Friday, August 28, 2009

BYU Study: Gaming Will Make You A Loser

I was listening to the radio in the car on the way home and all of a sudden, John Tesh was talking about this study from Brigham Young University that links video games to poor relationships with friends and family. According to John Tesh, the study says that a group of 813 students from six different universities answered questions about their gaming habits and the qualities of their relationships with friends and family. The study goes on to say that--

What? Why was I listening to John Tesh? We're not talking about me, okay? We need to focus.

The study (if you want to read the whole thing, it's available online) makes the following connections, among others:

1.) Playing video games, especially violent ones, is "negatively related" to relationships with parents and friends.

2.) The more young women play video games, the lower their self-esteem gets.

3.) People who play games are more likely to be involved in "risky behaviors" like binge drinking, drug abuse, and sexual promiscuity.

If you read that article I linked to above, you'll see that the researchers themselves say that the connection is "modest."

So what's the big deal?

I think it's a bit more telling that they were surveying 20-year-old students; you could just as easily make a connection between preference in ice cream flavors and "risky behaviors" because at the end of the day, they are twenty-year-old college students.

Do you know what I think causes people to have low self-esteem, fights with their parents, and a need to drink vast quantities of alcohol? Being in college. According to the study, 90% of the students surveyed lived away from their parents, which means that it is a hell of a lot easier for them to go out drinking or bring somebody home or, heaven forbid, stay up all night playing video games.

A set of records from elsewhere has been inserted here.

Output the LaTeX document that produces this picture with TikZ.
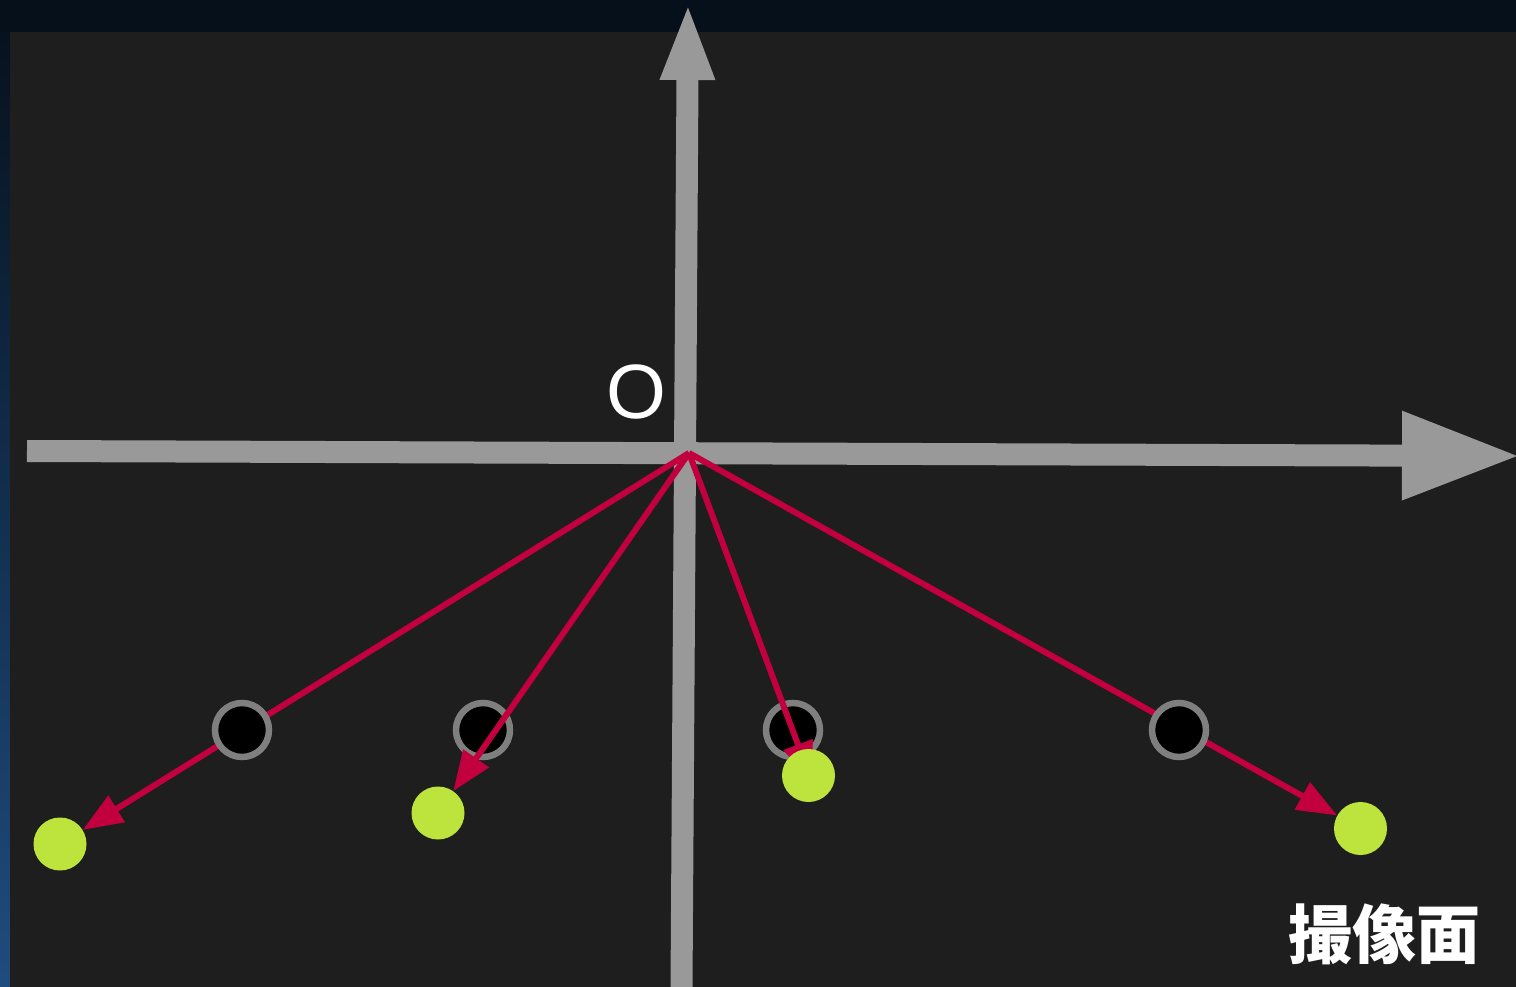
\documentclass[tikz,border=0pt]{standalone}
\usepackage{fontspec}
\setmainfont{Liberation Sans}
\newfontfamily\cjk{Noto Sans CJK JP}
\usetikzlibrary{arrows.meta}
\definecolor{navy}{HTML}{06101B}
\definecolor{stripblue}{HTML}{1F4C7E}
\definecolor{panel}{HTML}{1E1E1E}
\definecolor{axisgray}{HTML}{999999}
\definecolor{ringgray}{HTML}{7F7F7F}
\definecolor{rayred}{HTML}{C3003F}
\definecolor{dotgreen}{HTML}{BCE43C}
\pgfdeclarelayer{front}
\pgfsetlayers{main,front}
\begin{document}
\begin{tikzpicture}[x=1pt,y=-1pt,
  axis/.style={draw=axisgray, line width=22pt, line cap=butt},
  ray/.style={draw=rayred, line width=6pt, -{Triangle[length=40pt,width=30pt]}},
  blackdot/.style={circle, inner sep=0pt, minimum size=54pt, fill=black, draw=ringgray, line width=6.5pt},
  greendot/.style={circle, inner sep=0pt, minimum size=53pt, fill=dotgreen},
  lbl/.style={text=white, inner sep=0pt}]
\useasboundingbox (0,0) rectangle (1516,987);
\shade[top color=navy, bottom color=stripblue] (0,0) rectangle (10,987);
\fill[navy] (0,0) rectangle (1516,32);
\fill[panel] (10,32) rectangle (1516,987);
% axes
\coordinate (xl) at (27,451);
\coordinate (xr) at (1520,456);
\coordinate (yb) at (681.5,987);
\coordinate (yt) at (688,2);
\draw[axis, -{Triangle[length=118pt,width=83pt]}] (xl) -- (xr);
\draw[axis, -{Triangle[length=78pt,width=49pt]}] (yb) -- (yt);
\node[lbl, font=\fontsize{77}{77}\selectfont] (lblO) at (636.5,391.5) {O};
\coordinate (O) at (689,453);
% circles below the rays
\node[blackdot] (b2) at (483,730) {};
\node[blackdot] (b3) at (793,730) {};
% front layer
\begin{pgfonlayer}{front}
\node[blackdot] (b1) at (242,730) {};
\node[blackdot] (b4) at (1179,730) {};
\node[greendot] (g1) at (60,844) {};
\node[greendot] (g2) at (438,813) {};
\node[greendot] (g3) at (808.5,775.5) {};
\node[greendot] (g4) at (1360.5,828.5) {};
\end{pgfonlayer}
\coordinate (t3) at (812,782);
% rays
\draw[ray] (O) -- (g1);
\draw[ray] (O) -- (g2);
\draw[ray] (O) -- (t3);
\draw[ray] (O) -- (g4);
\node[lbl, font=\cjk\bfseries\fontsize{64}{64}\selectfont] (cap) at (1384,934) {撮像面};
\end{tikzpicture}
\end{document}
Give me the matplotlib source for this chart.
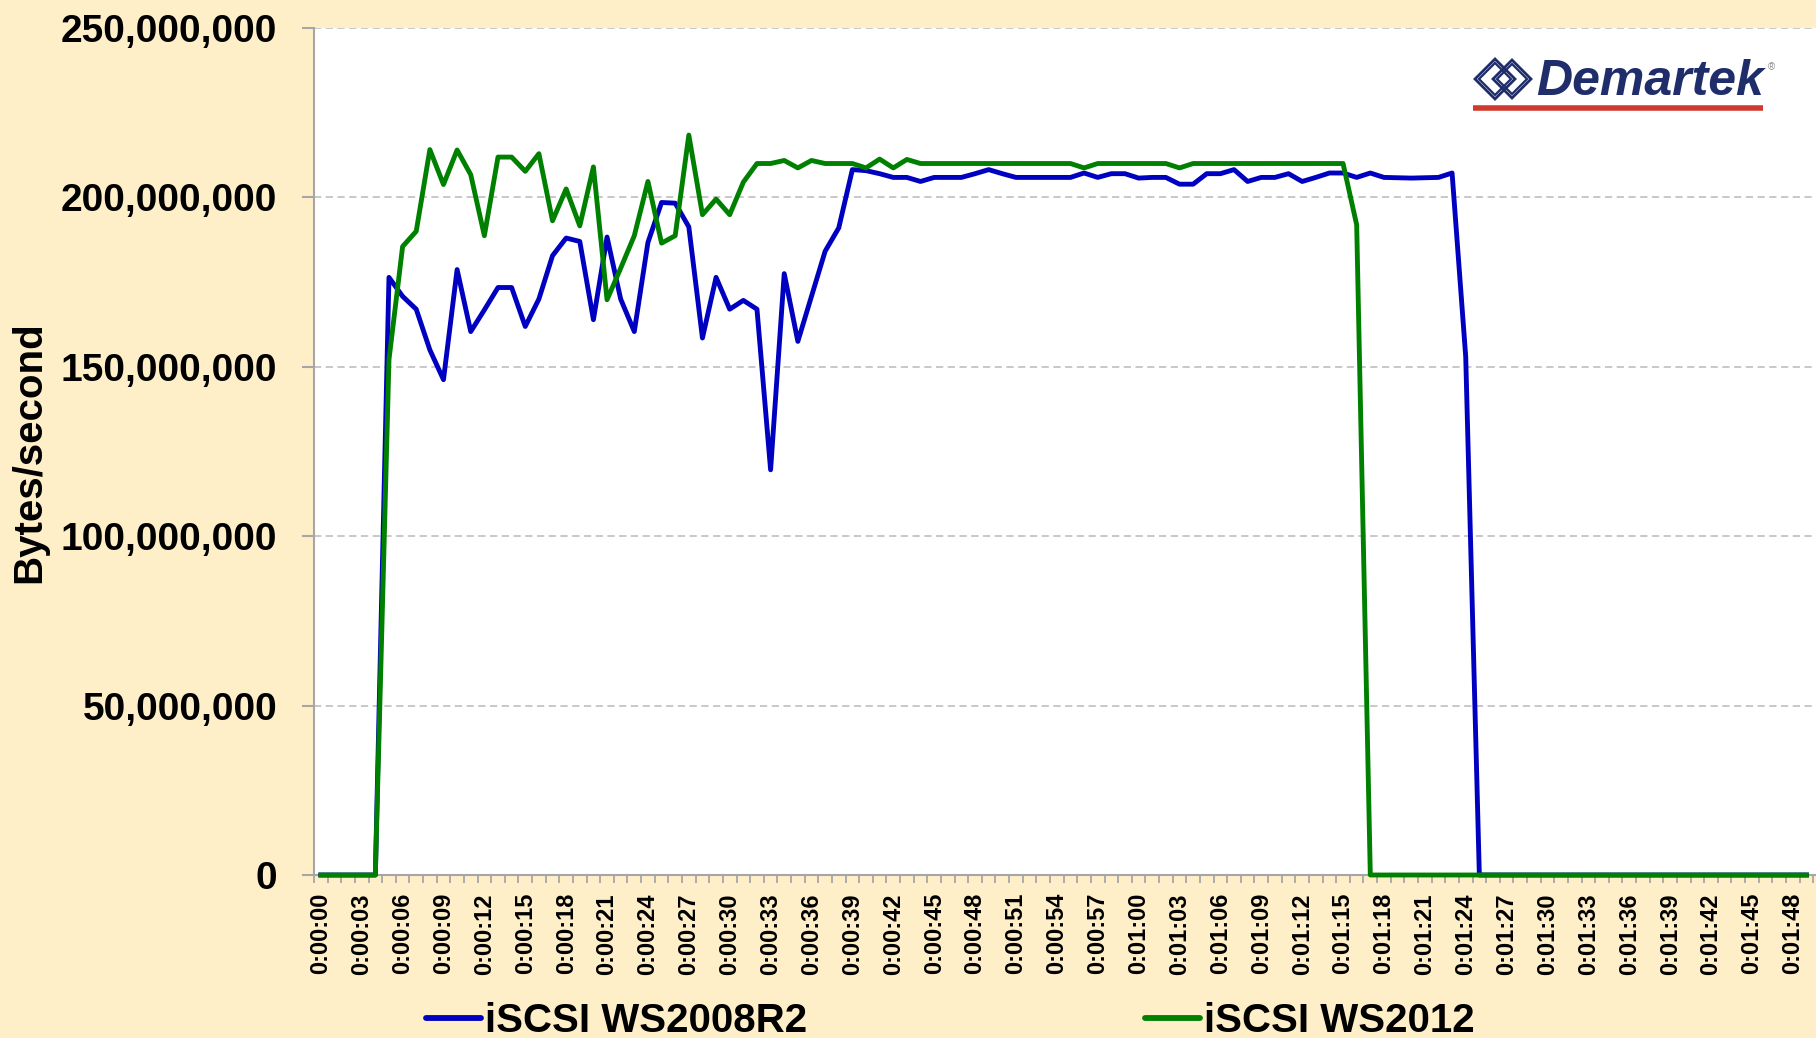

Why do they do this? Because they can.

Laura Walker, the co-author of the study, concludes, "It may be that young adults remove themselves from important social settings to play video games, or that people who already struggle with relationships are trying to find other ways to spend their time...[m]y guess is that it’s some of both and becomes circular." This makes sense at first, maybe, but it completely ignores the element of responsibility.

Let's say, for example, that you stayed up all night playing video games, so you slept during the day and missed class. You do this a number of times throughout the semester. When you receive your grades, you find that you have not performed particularly well.

Congratulations, says the study. Your video game habit has affected your academic performance, just like I said it would.

Now let's say that you stay up all night watching MacGyver. You miss class, you come home, you spend the next night watching Star Trek, and so on. You get your grades and they're terrible. Why are the grades bad? Because of TV Land? Or because you failed to get your shit together?

I'm thinking it's the latter, and it should be no different for video games. The fact is that people who neglect one part of their lives to indulge another will see a decrease in quality in the neglected area. And a big part of what people learn in college is how to prioritize, how to set goals, and how to balance work and fun. In other words, college is where many people learn to be adults. But it is also where many people drink and have a lot of sex, because that's pretty much what young people will do, if given half a chance.

-Evan

*Bonus Strangeness: The article refers to "Project READY", and the study contains a link to www.projectready.net. But if you click on that link, it's an ad portal. I'm not shouting conspiracy or anything; that's just kind of weird. Oh, and there's only one mention of Project READY on the Internet, and its goal is not to examine the transition of young people to adulthood, but rather to help non-traditional Iowa students earn a high-school diploma. Make of this information what you will.